### SHORT TASK
Reproduce every line of the listing as written, apart from the pictures.

### Stored entries
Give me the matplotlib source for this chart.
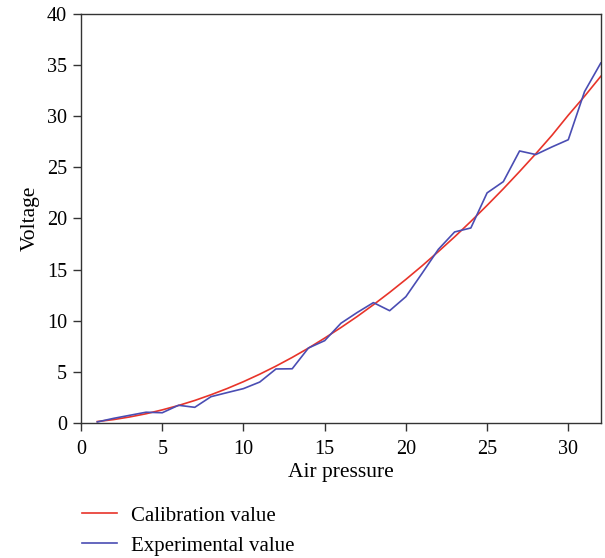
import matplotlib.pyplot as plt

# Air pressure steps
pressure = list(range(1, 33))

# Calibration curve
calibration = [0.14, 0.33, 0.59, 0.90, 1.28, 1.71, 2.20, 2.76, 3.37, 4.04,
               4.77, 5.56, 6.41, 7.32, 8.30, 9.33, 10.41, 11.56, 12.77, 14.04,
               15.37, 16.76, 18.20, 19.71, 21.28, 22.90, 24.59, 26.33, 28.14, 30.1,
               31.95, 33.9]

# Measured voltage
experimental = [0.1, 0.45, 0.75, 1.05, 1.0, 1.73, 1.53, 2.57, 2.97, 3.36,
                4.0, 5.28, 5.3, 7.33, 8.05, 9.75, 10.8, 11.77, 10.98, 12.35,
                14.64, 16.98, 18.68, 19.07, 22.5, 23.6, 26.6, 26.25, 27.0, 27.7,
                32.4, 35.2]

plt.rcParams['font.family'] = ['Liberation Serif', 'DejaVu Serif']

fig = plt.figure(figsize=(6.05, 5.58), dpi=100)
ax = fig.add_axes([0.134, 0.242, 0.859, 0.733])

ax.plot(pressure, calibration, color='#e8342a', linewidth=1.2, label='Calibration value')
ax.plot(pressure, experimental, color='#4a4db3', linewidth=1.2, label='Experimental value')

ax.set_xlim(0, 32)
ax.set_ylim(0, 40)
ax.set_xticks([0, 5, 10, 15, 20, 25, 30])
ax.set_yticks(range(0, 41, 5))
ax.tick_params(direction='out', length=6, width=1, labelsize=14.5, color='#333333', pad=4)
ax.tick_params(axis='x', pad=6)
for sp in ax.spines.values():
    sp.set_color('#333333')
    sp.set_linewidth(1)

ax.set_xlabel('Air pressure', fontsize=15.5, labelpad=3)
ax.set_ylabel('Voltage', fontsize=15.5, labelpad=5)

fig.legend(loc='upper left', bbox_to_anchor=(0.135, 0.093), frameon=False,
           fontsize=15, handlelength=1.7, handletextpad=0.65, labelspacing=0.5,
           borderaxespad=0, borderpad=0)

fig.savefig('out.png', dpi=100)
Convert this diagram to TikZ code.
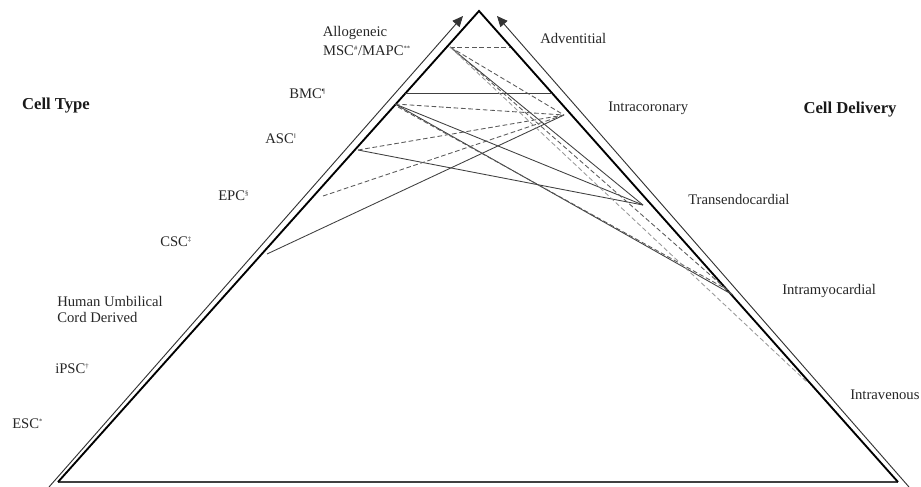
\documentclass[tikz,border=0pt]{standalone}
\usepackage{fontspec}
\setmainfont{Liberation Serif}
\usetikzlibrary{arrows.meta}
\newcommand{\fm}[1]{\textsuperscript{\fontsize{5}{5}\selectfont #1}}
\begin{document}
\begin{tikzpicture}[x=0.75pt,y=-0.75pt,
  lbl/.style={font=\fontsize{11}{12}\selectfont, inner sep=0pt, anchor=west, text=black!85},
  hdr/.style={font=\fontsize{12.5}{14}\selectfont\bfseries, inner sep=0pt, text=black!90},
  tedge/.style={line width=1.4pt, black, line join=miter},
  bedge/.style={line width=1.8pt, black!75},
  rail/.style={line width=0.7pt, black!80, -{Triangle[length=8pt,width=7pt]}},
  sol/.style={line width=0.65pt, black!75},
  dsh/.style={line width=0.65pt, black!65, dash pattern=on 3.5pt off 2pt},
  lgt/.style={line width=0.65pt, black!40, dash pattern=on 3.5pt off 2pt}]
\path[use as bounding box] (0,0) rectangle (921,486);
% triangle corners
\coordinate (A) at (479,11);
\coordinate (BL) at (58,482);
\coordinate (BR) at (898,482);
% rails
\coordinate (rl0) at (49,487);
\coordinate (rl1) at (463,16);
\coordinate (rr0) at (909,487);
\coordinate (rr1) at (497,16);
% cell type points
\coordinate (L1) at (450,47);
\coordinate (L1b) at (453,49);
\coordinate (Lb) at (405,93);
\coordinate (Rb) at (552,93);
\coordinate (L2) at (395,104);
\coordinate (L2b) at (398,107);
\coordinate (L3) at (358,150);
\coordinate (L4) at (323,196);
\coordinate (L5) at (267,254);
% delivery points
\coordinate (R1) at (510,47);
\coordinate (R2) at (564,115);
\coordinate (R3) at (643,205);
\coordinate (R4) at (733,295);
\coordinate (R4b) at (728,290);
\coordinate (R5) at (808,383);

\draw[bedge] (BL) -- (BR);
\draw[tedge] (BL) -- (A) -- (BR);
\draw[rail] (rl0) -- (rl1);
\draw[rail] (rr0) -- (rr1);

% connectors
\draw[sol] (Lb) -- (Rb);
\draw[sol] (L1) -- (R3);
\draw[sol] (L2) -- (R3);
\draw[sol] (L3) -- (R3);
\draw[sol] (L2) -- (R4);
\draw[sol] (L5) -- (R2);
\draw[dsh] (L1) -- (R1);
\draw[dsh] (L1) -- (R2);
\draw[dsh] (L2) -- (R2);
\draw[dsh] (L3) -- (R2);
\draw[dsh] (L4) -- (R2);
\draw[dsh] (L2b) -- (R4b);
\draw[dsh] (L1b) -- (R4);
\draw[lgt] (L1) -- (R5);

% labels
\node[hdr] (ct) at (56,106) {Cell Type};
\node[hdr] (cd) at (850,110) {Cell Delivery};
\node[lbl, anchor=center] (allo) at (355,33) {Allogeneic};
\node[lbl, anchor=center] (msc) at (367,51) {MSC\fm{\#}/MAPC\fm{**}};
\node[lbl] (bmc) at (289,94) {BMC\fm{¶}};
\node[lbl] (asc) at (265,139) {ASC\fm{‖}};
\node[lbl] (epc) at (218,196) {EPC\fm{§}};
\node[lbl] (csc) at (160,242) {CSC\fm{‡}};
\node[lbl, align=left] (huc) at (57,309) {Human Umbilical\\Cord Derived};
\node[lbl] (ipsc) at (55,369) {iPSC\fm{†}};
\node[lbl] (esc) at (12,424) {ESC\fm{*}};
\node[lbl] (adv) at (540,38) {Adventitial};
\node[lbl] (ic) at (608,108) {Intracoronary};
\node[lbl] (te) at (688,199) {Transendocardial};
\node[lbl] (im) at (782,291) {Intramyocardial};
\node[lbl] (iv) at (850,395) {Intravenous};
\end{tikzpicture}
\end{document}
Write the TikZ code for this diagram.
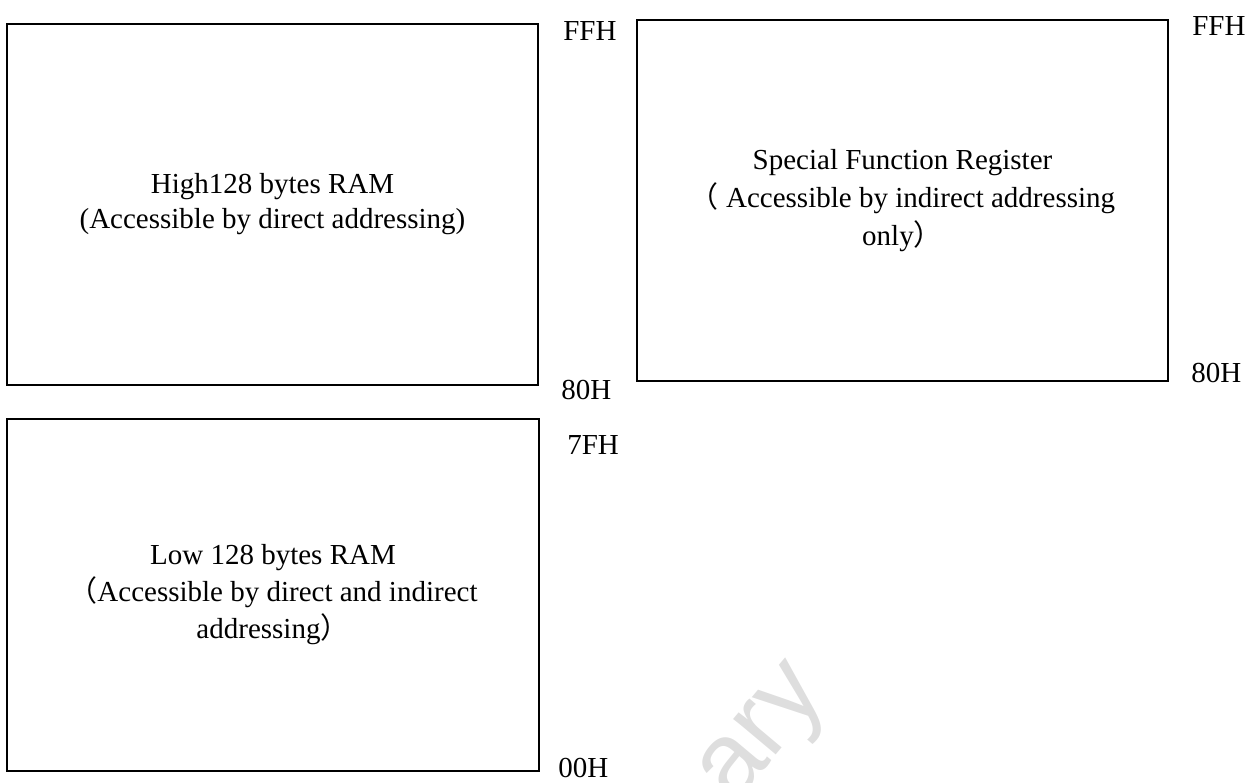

### ANSWER TO THE EXERCISE
Give me the matplotlib source for this chart.
import matplotlib.pyplot as plt

# Air pressure steps
pressure = list(range(1, 33))

# Calibration curve
calibration = [0.14, 0.33, 0.59, 0.90, 1.28, 1.71, 2.20, 2.76, 3.37, 4.04,
               4.77, 5.56, 6.41, 7.32, 8.30, 9.33, 10.41, 11.56, 12.77, 14.04,
               15.37, 16.76, 18.20, 19.71, 21.28, 22.90, 24.59, 26.33, 28.14, 30.1,
               31.95, 33.9]

# Measured voltage
experimental = [0.1, 0.45, 0.75, 1.05, 1.0, 1.73, 1.53, 2.57, 2.97, 3.36,
                4.0, 5.28, 5.3, 7.33, 8.05, 9.75, 10.8, 11.77, 10.98, 12.35,
                14.64, 16.98, 18.68, 19.07, 22.5, 23.6, 26.6, 26.25, 27.0, 27.7,
                32.4, 35.2]

plt.rcParams['font.family'] = ['Liberation Serif', 'DejaVu Serif']

fig = plt.figure(figsize=(6.05, 5.58), dpi=100)
ax = fig.add_axes([0.134, 0.242, 0.859, 0.733])

ax.plot(pressure, calibration, color='#e8342a', linewidth=1.2, label='Calibration value')
ax.plot(pressure, experimental, color='#4a4db3', linewidth=1.2, label='Experimental value')

ax.set_xlim(0, 32)
ax.set_ylim(0, 40)
ax.set_xticks([0, 5, 10, 15, 20, 25, 30])
ax.set_yticks(range(0, 41, 5))
ax.tick_params(direction='out', length=6, width=1, labelsize=14.5, color='#333333', pad=4)
ax.tick_params(axis='x', pad=6)
for sp in ax.spines.values():
    sp.set_color('#333333')
    sp.set_linewidth(1)

ax.set_xlabel('Air pressure', fontsize=15.5, labelpad=3)
ax.set_ylabel('Voltage', fontsize=15.5, labelpad=5)

fig.legend(loc='upper left', bbox_to_anchor=(0.135, 0.093), frameon=False,
           fontsize=15, handlelength=1.7, handletextpad=0.65, labelspacing=0.5,
           borderaxespad=0, borderpad=0)

fig.savefig('out.png', dpi=100)
Convert this diagram to TikZ code.
\documentclass[tikz,border=0pt]{standalone}
\usepackage{fontspec}
\setmainfont{Liberation Serif}
\usetikzlibrary{arrows.meta}
\newcommand{\fm}[1]{\textsuperscript{\fontsize{5}{5}\selectfont #1}}
\begin{document}
\begin{tikzpicture}[x=0.75pt,y=-0.75pt,
  lbl/.style={font=\fontsize{11}{12}\selectfont, inner sep=0pt, anchor=west, text=black!85},
  hdr/.style={font=\fontsize{12.5}{14}\selectfont\bfseries, inner sep=0pt, text=black!90},
  tedge/.style={line width=1.4pt, black, line join=miter},
  bedge/.style={line width=1.8pt, black!75},
  rail/.style={line width=0.7pt, black!80, -{Triangle[length=8pt,width=7pt]}},
  sol/.style={line width=0.65pt, black!75},
  dsh/.style={line width=0.65pt, black!65, dash pattern=on 3.5pt off 2pt},
  lgt/.style={line width=0.65pt, black!40, dash pattern=on 3.5pt off 2pt}]
\path[use as bounding box] (0,0) rectangle (921,486);
% triangle corners
\coordinate (A) at (479,11);
\coordinate (BL) at (58,482);
\coordinate (BR) at (898,482);
% rails
\coordinate (rl0) at (49,487);
\coordinate (rl1) at (463,16);
\coordinate (rr0) at (909,487);
\coordinate (rr1) at (497,16);
% cell type points
\coordinate (L1) at (450,47);
\coordinate (L1b) at (453,49);
\coordinate (Lb) at (405,93);
\coordinate (Rb) at (552,93);
\coordinate (L2) at (395,104);
\coordinate (L2b) at (398,107);
\coordinate (L3) at (358,150);
\coordinate (L4) at (323,196);
\coordinate (L5) at (267,254);
% delivery points
\coordinate (R1) at (510,47);
\coordinate (R2) at (564,115);
\coordinate (R3) at (643,205);
\coordinate (R4) at (733,295);
\coordinate (R4b) at (728,290);
\coordinate (R5) at (808,383);

\draw[bedge] (BL) -- (BR);
\draw[tedge] (BL) -- (A) -- (BR);
\draw[rail] (rl0) -- (rl1);
\draw[rail] (rr0) -- (rr1);

% connectors
\draw[sol] (Lb) -- (Rb);
\draw[sol] (L1) -- (R3);
\draw[sol] (L2) -- (R3);
\draw[sol] (L3) -- (R3);
\draw[sol] (L2) -- (R4);
\draw[sol] (L5) -- (R2);
\draw[dsh] (L1) -- (R1);
\draw[dsh] (L1) -- (R2);
\draw[dsh] (L2) -- (R2);
\draw[dsh] (L3) -- (R2);
\draw[dsh] (L4) -- (R2);
\draw[dsh] (L2b) -- (R4b);
\draw[dsh] (L1b) -- (R4);
\draw[lgt] (L1) -- (R5);

% labels
\node[hdr] (ct) at (56,106) {Cell Type};
\node[hdr] (cd) at (850,110) {Cell Delivery};
\node[lbl, anchor=center] (allo) at (355,33) {Allogeneic};
\node[lbl, anchor=center] (msc) at (367,51) {MSC\fm{\#}/MAPC\fm{**}};
\node[lbl] (bmc) at (289,94) {BMC\fm{¶}};
\node[lbl] (asc) at (265,139) {ASC\fm{‖}};
\node[lbl] (epc) at (218,196) {EPC\fm{§}};
\node[lbl] (csc) at (160,242) {CSC\fm{‡}};
\node[lbl, align=left] (huc) at (57,309) {Human Umbilical\\Cord Derived};
\node[lbl] (ipsc) at (55,369) {iPSC\fm{†}};
\node[lbl] (esc) at (12,424) {ESC\fm{*}};
\node[lbl] (adv) at (540,38) {Adventitial};
\node[lbl] (ic) at (608,108) {Intracoronary};
\node[lbl] (te) at (688,199) {Transendocardial};
\node[lbl] (im) at (782,291) {Intramyocardial};
\node[lbl] (iv) at (850,395) {Intravenous};
\end{tikzpicture}
\end{document}
Write the TikZ code for this diagram.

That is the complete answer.